Unions are great and all, but they cannot solve all problems purely by maximizing their demands. If the resulting business (with the unions and the costs of satisfying them) is no longer able to offer a compelling marketplace offering then all the unions accomplish is destroy their own jobs. This is actually nuanced (meaning there is probably an ideal balance where both parties can enjoy benefits, but too far in either direction is either toxic to the workers or kills the business) but unfortunately the discussion is generally conducted with this kind of flippant emotional appeal. I think that’s why unions are in massive decline. A ton of unionized jobs died because the businesses couldn’t compete, and businesses work to avoid unions at all costs because of that reputation.
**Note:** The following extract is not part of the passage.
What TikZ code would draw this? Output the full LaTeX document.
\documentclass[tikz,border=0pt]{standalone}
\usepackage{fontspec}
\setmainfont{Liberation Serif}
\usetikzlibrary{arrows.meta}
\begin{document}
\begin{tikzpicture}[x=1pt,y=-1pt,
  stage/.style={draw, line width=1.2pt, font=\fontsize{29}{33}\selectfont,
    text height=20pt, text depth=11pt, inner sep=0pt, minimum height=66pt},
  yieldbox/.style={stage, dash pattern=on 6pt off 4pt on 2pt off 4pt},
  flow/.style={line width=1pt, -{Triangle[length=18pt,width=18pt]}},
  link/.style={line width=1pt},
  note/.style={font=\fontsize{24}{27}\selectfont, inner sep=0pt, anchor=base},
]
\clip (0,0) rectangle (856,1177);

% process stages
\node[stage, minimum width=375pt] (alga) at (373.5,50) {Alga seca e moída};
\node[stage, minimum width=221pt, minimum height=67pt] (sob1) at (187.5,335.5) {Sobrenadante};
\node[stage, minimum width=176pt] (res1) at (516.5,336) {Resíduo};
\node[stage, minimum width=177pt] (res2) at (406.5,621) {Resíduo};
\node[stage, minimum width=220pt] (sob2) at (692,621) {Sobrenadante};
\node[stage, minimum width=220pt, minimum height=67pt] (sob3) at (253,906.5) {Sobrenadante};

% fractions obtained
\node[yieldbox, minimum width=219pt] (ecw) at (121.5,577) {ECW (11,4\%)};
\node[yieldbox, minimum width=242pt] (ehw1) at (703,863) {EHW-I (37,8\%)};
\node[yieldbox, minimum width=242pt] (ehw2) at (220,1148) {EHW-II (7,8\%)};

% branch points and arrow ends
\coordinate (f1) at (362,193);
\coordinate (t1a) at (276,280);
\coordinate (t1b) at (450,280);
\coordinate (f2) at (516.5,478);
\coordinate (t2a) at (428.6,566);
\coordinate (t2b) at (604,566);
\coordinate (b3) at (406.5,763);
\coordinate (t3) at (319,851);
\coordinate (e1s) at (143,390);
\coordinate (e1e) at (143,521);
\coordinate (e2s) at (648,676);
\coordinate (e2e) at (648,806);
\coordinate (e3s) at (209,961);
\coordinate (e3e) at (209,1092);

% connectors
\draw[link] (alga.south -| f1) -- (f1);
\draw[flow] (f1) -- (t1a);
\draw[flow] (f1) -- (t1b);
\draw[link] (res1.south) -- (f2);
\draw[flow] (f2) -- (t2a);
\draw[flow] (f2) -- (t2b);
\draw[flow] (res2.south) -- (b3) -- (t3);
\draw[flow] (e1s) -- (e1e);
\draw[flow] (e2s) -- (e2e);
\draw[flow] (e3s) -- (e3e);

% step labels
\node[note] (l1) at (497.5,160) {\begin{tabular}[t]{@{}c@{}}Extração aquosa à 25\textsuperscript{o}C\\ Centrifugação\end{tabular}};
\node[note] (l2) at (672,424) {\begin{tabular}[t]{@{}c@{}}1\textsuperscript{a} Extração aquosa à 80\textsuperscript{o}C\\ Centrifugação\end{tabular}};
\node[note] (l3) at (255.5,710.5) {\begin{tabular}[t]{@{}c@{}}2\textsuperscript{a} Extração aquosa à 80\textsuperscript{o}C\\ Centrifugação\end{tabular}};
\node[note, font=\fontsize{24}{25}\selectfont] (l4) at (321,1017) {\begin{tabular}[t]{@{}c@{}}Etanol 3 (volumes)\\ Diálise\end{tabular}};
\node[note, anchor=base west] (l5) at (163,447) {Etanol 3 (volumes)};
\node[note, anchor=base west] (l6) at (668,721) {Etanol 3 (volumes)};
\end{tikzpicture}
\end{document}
A lose-lose for workers.
>A ton of unionized jobs died because the businesses couldn’t compete, and businesses work to avoid unions at all costs because of that reputation.
Do you have a source for any of this beyond "a corporate spokesmouth said so"?
A key thing to understand about unions is that they're a lot of effort to set up and manage, and the time spent on it is in addition to your normal work hours. They don't just spring up out of nowhere.
If you're looking at a union there's a specific reason it formed, and probably a specific person in management behind that reason.
> A lose-lose for workers.
There's an ancient saying in labor: "the only thing worse than a union is no union."